Residents of the area commented that a Humvee had been cordoned off on the street, and curious children and other locals had approached it when the military left it there. Some of the children were tossing rocks at the vehicle in play when the bomb hit.
The father of an eight year old girl lamented over having to bury his daughter without having been able to find one of the girl’s legs.
Can’t we do better?
I cannot even fathom my husband returning home from searching for my daughter’s missing body parts, telling me that her leg just cannot be found, and that we would have to bury her without it. The whole scenario is so distant and an almost improbable idea in our country for a mother to have to go through. It is not even the substance or plots of my nightmares, now or ever.
Oh, there are many reasons why this part of the world is more likely to go through this and that, and that part of the world is less likely, and so forth. However, these are travesties perpetuated by the military rolling forward under the same flag that I salute.

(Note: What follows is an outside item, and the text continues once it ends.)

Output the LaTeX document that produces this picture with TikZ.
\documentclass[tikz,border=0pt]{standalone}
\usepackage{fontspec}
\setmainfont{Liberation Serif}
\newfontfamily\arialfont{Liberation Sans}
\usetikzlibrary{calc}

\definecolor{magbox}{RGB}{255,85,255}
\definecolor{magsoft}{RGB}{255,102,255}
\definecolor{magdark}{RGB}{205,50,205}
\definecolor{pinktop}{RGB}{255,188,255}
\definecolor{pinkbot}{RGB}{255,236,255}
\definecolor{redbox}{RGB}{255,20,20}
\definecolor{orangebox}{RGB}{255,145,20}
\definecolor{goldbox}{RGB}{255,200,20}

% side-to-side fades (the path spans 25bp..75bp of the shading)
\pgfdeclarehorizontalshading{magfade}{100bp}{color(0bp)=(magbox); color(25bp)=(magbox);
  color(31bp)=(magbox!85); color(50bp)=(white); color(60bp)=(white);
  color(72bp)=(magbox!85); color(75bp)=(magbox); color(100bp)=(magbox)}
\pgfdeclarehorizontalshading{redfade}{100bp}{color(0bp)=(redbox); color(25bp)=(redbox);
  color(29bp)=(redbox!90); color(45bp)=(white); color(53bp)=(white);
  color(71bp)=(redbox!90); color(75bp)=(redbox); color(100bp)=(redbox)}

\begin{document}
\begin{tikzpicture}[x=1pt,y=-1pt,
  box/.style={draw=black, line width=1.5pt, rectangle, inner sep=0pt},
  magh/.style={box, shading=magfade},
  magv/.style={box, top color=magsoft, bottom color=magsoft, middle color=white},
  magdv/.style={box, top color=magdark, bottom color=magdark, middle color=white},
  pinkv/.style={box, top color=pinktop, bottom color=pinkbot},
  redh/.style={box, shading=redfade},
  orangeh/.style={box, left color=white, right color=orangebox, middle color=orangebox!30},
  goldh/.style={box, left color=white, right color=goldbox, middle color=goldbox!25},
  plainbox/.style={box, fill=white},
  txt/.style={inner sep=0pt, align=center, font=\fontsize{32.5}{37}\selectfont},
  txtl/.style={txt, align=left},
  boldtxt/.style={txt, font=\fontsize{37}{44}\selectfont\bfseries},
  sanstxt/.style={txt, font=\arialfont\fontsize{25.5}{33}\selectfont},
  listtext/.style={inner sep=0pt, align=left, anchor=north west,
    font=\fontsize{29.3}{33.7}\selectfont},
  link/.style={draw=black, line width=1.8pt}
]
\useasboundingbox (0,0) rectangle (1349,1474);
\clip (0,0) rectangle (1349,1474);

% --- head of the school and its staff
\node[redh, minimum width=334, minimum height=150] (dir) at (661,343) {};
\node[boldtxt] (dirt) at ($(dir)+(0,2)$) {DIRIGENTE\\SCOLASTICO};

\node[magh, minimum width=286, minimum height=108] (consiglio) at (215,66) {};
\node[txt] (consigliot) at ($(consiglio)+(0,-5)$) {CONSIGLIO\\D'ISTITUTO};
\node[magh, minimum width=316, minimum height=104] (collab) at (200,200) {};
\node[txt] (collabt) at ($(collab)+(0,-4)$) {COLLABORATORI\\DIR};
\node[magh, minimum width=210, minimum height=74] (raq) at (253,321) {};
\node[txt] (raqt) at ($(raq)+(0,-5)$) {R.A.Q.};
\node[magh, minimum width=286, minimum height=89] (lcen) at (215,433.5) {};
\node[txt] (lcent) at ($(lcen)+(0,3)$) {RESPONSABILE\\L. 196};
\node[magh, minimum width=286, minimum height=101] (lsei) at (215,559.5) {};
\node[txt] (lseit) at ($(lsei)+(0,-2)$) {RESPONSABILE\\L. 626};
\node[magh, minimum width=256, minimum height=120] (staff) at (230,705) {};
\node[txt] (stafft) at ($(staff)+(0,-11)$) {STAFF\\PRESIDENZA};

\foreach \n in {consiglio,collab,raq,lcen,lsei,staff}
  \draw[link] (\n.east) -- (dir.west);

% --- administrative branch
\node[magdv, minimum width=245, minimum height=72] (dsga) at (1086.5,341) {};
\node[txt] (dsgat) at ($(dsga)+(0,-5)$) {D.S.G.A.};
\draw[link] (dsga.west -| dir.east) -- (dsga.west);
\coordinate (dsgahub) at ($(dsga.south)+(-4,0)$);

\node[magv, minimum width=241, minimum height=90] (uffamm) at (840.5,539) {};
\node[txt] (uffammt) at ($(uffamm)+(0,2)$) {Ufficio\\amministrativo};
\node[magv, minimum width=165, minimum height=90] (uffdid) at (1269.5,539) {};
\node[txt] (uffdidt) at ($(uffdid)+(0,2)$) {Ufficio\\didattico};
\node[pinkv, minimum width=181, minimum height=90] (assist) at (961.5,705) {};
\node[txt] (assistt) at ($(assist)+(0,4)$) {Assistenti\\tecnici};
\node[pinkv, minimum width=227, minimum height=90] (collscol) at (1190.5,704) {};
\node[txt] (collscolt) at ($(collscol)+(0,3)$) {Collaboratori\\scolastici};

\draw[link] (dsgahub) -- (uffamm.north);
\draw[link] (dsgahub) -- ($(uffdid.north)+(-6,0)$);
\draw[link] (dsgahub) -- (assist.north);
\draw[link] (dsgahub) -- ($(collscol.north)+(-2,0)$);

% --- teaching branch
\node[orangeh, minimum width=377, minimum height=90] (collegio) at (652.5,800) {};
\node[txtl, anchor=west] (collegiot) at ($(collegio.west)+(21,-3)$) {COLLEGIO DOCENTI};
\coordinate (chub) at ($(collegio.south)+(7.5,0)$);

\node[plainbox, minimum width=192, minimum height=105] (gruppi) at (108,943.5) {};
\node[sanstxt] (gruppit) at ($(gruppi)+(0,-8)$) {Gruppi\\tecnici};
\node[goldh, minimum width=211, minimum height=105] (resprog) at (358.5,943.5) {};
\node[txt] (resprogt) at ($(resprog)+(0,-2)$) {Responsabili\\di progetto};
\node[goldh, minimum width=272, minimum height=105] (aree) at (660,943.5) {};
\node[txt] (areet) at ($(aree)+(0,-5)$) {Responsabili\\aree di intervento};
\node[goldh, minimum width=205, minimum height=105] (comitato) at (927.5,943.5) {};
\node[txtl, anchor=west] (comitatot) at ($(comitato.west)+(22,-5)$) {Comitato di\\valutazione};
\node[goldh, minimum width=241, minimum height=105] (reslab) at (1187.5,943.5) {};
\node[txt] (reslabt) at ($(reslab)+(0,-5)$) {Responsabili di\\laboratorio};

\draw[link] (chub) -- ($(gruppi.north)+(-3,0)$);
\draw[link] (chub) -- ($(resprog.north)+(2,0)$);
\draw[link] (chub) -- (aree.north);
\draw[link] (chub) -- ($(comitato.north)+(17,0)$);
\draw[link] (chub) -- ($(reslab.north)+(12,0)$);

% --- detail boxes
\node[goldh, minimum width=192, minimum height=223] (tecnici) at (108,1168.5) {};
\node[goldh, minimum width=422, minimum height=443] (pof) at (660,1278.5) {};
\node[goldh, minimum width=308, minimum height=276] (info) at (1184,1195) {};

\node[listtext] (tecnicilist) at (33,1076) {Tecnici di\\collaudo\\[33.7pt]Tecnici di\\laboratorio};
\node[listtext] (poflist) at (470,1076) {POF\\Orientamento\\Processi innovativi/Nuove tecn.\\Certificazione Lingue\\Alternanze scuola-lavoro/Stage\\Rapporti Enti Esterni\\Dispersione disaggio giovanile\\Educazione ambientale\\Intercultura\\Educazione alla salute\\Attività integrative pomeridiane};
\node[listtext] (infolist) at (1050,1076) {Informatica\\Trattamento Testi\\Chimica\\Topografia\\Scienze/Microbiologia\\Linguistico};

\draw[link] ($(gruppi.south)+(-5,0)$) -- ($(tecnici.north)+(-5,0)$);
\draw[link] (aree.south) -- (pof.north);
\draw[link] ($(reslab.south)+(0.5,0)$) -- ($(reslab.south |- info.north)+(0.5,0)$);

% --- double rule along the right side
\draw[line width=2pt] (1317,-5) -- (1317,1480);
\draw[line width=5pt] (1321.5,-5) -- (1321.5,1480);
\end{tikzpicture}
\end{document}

These are things that I believe can be avoided.
The irony that stands out in my mind, as well, is the statement made a couple of years ago by a White House spokesperson:
Saddam Hussein does not share our sanctity for human life.” –Martin Fitzwater.
So perhaps it is the threshold for the sanctity of human life that needs to be considered and possibly rebuilt in this country before heading off to liberate and rebuild another nation in the world by first using aerial assault and state-of-the-art targeting methods?